In deze zaak heeft de kantonrechter te Dordrecht op 21 februari 2019 uitspraak gedaan in een kort geding tussen een besloten vennootschap, eiseres, en een gedaagde die een negatieve review op Facebook had geplaatst. Eiseres, die beveiligingssystemen verhuurt, vorderde dat gedaagde de review zou verwijderen en verbieden om een vergelijkbare review te plaatsen, op straffe van een dwangsom. Eiseres stelde dat de review onrechtmatig was en dat zij hierdoor reputatieschade leed.
De procedure begon met een dagvaarding op 31 januari 2019, gevolgd door een mondelinge behandeling op 8 februari 2019. Gedaagde betwistte de bevoegdheid van de kantonrechter en stelde dat eiseres geen spoedeisend belang had bij haar vordering. De kantonrechter oordeelde dat de rechtbank bevoegd was, omdat de schade in Hendrik-Ido-Ambacht was ontstaan, waar eiseres haar werkzaamheden uitvoert.

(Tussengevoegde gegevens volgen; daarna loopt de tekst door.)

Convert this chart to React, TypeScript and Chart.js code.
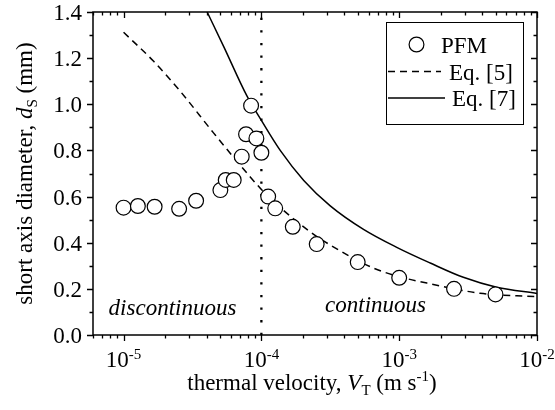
import React, { useEffect, useRef } from "react";
import { Chart, registerables } from "chart.js";

Chart.register(...registerables);

// ---- data ----
const PFM_V = [1e-5, 1.27e-5, 1.68e-5, 2.53e-5, 3.36e-5, 5.04e-5, 5.51e-5, 6.3e-5, 7.2e-5, 7.74e-5, 8.42e-5, 9.2e-5, 1e-4, 1.12e-4, 1.26e-4, 1.69e-4, 2.52e-4, 5.0e-4, 1e-3, 2.5e-3, 5e-3];
const PFM_D = [0.552, 0.559, 0.556, 0.547, 0.582, 0.628, 0.672, 0.672, 0.773, 0.870, 0.994, 0.852, 0.790, 0.600, 0.549, 0.469, 0.394, 0.316, 0.248, 0.200, 0.176];

const EQ5_V = [1e-5, 1.66e-5, 2.59e-5, 4.51e-5, 8.3e-5, 1.1e-4, 2.14e-4, 3.16e-4, 6.5e-4, 1e-3, 1.68e-3, 3.86e-3, 1e-2];
const EQ5_D = [1.312, 1.185, 1.055, 0.875, 0.685, 0.605, 0.458, 0.390, 0.290, 0.253, 0.222, 0.181, 0.166];

const EQ7_V = [4.04e-5, 5.33e-5, 7.87e-5, 1e-4, 1.37e-4, 2.03e-4, 3.16e-4, 5.51e-4, 9.6e-4, 1.68e-3, 2.92e-3, 5.1e-3, 1e-2];
const EQ7_D = [1.40, 1.25, 1.035, 0.930, 0.800, 0.670, 0.560, 0.458, 0.380, 0.312, 0.250, 0.207, 0.180];

const THRESHOLD_V = 1e-4;

const X_MIN = 6e-6;
const X_MAX = 1e-2;
const Y_MIN = 0;
const Y_MAX = 1.4;

const Y_TICKS = [0, 0.2, 0.4, 0.6, 0.8, 1.0, 1.2, 1.4];
const Y_MINOR = [0.1, 0.3, 0.5, 0.7, 0.9, 1.1, 1.3];
const X_TICK_EXP = [-5, -4, -3, -2];

const LEGEND_LABELS = ["PFM", "Eq. [5]", "Eq. [7]"];
const REGION_LABELS = ["discontinuous", "continuous"];

const FONT = '"Liberation Serif", "Times New Roman", serif';
const FS = 23;
const FS_SMALL = 15;

type Seg = { t: string; it?: boolean; sz?: number; dy?: number };

function segWidth(ctx: CanvasRenderingContext2D, segs: Seg[]) {
  let w = 0;
  for (const s of segs) {
    ctx.font = `${s.it ? "italic " : ""}${s.sz ?? FS}px ${FONT}`;
    w += ctx.measureText(s.t).width;
  }
  return w;
}

function drawSegs(ctx: CanvasRenderingContext2D, segs: Seg[], x: number, y: number) {
  let cx = x;
  ctx.textAlign = "left";
  ctx.textBaseline = "alphabetic";
  for (const s of segs) {
    ctx.font = `${s.it ? "italic " : ""}${s.sz ?? FS}px ${FONT}`;
    ctx.fillText(s.t, cx, y + (s.dy ?? 0));
    cx += ctx.measureText(s.t).width;
  }
}

const decorPlugin = {
  id: "decor",
  afterDraw(chart: any) {
    const ctx: CanvasRenderingContext2D = chart.ctx;
    const { left, right, top, bottom } = chart.chartArea;
    const xs = chart.scales.x;
    const ys = chart.scales.y;
    ctx.save();
    ctx.fillStyle = "#000";
    ctx.strokeStyle = "#000";

    // frame
    ctx.lineWidth = 1.5;
    ctx.setLineDash([]);
    ctx.strokeRect(left, top, right - left, bottom - top);

    // y ticks
    ctx.lineWidth = 1.3;
    const yt = (v: number, len: number) => {
      const p = Math.round(ys.getPixelForValue(v)) + 0.5;
      ctx.beginPath();
      ctx.moveTo(left, p);
      ctx.lineTo(left - len, p);
      ctx.moveTo(right, p);
      ctx.lineTo(right - len, p);
      ctx.stroke();
    };
    Y_TICKS.forEach((v) => yt(v, 6));
    Y_MINOR.forEach((v) => yt(v, 3.5));

    // x ticks
    for (let e = -6; e <= -2; e++) {
      for (let m = 1; m <= 9; m++) {
        const v = m * Math.pow(10, e);
        if (v < X_MIN * 0.999 || v > X_MAX * 1.001) continue;
        const len = m === 1 ? 6 : 3.5;
        const p = Math.round(xs.getPixelForValue(v)) + 0.5;
        ctx.beginPath();
        ctx.moveTo(p, bottom);
        ctx.lineTo(p, bottom + len);
        ctx.moveTo(p, top);
        ctx.lineTo(p, top + len);
        ctx.stroke();
      }
    }

    // y tick labels
    ctx.font = `${FS}px ${FONT}`;
    ctx.textAlign = "right";
    ctx.textBaseline = "alphabetic";
    Y_TICKS.forEach((v) => {
      ctx.fillText(v.toFixed(1), left - 11, ys.getPixelForValue(v) + 8);
    });

    // x tick labels
    X_TICK_EXP.forEach((e) => {
      const segs: Seg[] = [
        { t: "10" },
        { t: String(e), sz: FS_SMALL, dy: -8 },
      ];
      const w = segWidth(ctx, segs);
      const p = xs.getPixelForValue(Math.pow(10, e));
      drawSegs(ctx, segs, p - w / 2, bottom + 32);
    });

    // x title
    const xt: Seg[] = [
      { t: "thermal velocity, " },
      { t: "V", it: true },
      { t: "T", sz: FS_SMALL, dy: 5 },
      { t: " (m s" },
      { t: "-1", sz: FS_SMALL, dy: -9 },
      { t: ")" },
    ];
    const xw = segWidth(ctx, xt);
    drawSegs(ctx, xt, (left + right) / 2 - xw / 2 - 3, bottom + 55);

    // y title
    const ytl: Seg[] = [
      { t: "short axis diameter, " },
      { t: "d", it: true },
      { t: "S", sz: FS_SMALL, dy: 5 },
      { t: " (mm)" },
    ];
    const yw = segWidth(ctx, ytl);
    ctx.save();
    ctx.translate(32, (top + bottom) / 2);
    ctx.rotate(-Math.PI / 2);
    drawSegs(ctx, ytl, -yw / 2, 0);
    ctx.restore();

    // region labels
    ctx.font = `italic ${FS}px ${FONT}`;
    ctx.textAlign = "center";
    ctx.fillText(REGION_LABELS[0], 172.5, 315);
    ctx.fillText(REGION_LABELS[1], 375.5, 312);

    // legend
    ctx.lineWidth = 1;
    ctx.setLineDash([]);
    ctx.fillStyle = "#fff";
    ctx.fillRect(386, 22.5, 137, 102);
    ctx.strokeRect(386.5, 22.5, 137, 102);
    ctx.fillStyle = "#000";
    ctx.textAlign = "left";
    ctx.font = `${FS}px ${FONT}`;
    // PFM
    ctx.beginPath();
    ctx.arc(416.5, 44.5, 7.4, 0, Math.PI * 2);
    ctx.lineWidth = 1.2;
    ctx.stroke();
    ctx.fillText(LEGEND_LABELS[0], 441, 52.5);
    // Eq 5
    ctx.lineWidth = 1.5;
    ctx.setLineDash([7, 5]);
    ctx.beginPath();
    ctx.moveTo(388, 71.5);
    ctx.lineTo(441, 71.5);
    ctx.stroke();
    ctx.setLineDash([]);
    ctx.fillText(LEGEND_LABELS[1], 449, 79.5);
    // Eq 7
    ctx.beginPath();
    ctx.moveTo(388, 98);
    ctx.lineTo(445, 98);
    ctx.stroke();
    ctx.fillText(LEGEND_LABELS[2], 452, 106);

    ctx.restore();
  },
};

export default function App() {
  const ref = useRef<HTMLCanvasElement>(null);
  useEffect(() => {
    if (!ref.current) return;
    const chart = new Chart(ref.current, {
      type: "scatter",
      data: {
        datasets: [
          {
            label: LEGEND_LABELS[0],
            data: PFM_V.map((v, i) => ({ x: v, y: PFM_D[i] })),
            showLine: false,
            pointRadius: 7.4,
            pointBorderWidth: 1.2,
            pointBorderColor: "#000",
            pointBackgroundColor: "#fff",
            order: 0,
          },
          {
            label: LEGEND_LABELS[1],
            data: EQ5_V.map((v, i) => ({ x: v, y: EQ5_D[i] })),
            showLine: true,
            pointRadius: 0,
            borderColor: "#000",
            borderWidth: 1.5,
            borderDash: [7, 5],
            cubicInterpolationMode: "monotone",
            order: 1,
          },
          {
            label: LEGEND_LABELS[2],
            data: EQ7_V.map((v, i) => ({ x: v, y: EQ7_D[i] })),
            showLine: true,
            pointRadius: 0,
            borderColor: "#000",
            borderWidth: 1.5,
            cubicInterpolationMode: "monotone",
            order: 1,
          },
          {
            label: "threshold",
            data: [
              { x: THRESHOLD_V, y: Y_MIN },
              { x: THRESHOLD_V, y: Y_MAX },
            ],
            showLine: true,
            pointRadius: 0,
            borderColor: "#000",
            borderWidth: 2.3,
            borderDash: [2.3, 10.3],
            order: 2,
          },
        ],
      },
      options: {
        responsive: false,
        animation: false,
        layout: { padding: { left: 93, top: 12, right: 18, bottom: 75 } },
        plugins: {
          legend: { display: false },
          tooltip: { enabled: false },
        },
        scales: {
          x: { type: "logarithmic", min: X_MIN, max: X_MAX, display: false },
          y: { type: "linear", min: Y_MIN, max: Y_MAX, display: false },
        },
      },
      plugins: [decorPlugin],
    });
    return () => chart.destroy();
  }, []);
  return (
    <div style={{ position: "absolute", left: 0, top: 0, width: 555, height: 410, background: "#fff" }}>
      <canvas ref={ref} width={555} height={410} style={{ display: "block" }} />
    </div>
  );
}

De kantonrechter beoordeelde vervolgens de onrechtmatigheid van de review. Het belang van eiseres om niet blootgesteld te worden aan publicaties die haar reputatie schaden, werd afgewogen tegen het belang van gedaagde om misstanden te delen. De rechter concludeerde dat gedaagde de grenzen van de vrijheid van meningsuiting niet had overschreden. De vorderingen van eiseres werden afgewezen, en eiseres werd veroordeeld in de proceskosten van gedaagde, vastgesteld op € 480,-.
De uitspraak benadrukt de noodzaak van een zorgvuldige belangenafweging bij geschillen over negatieve publiciteit en de bescherming van de vrijheid van meningsuiting.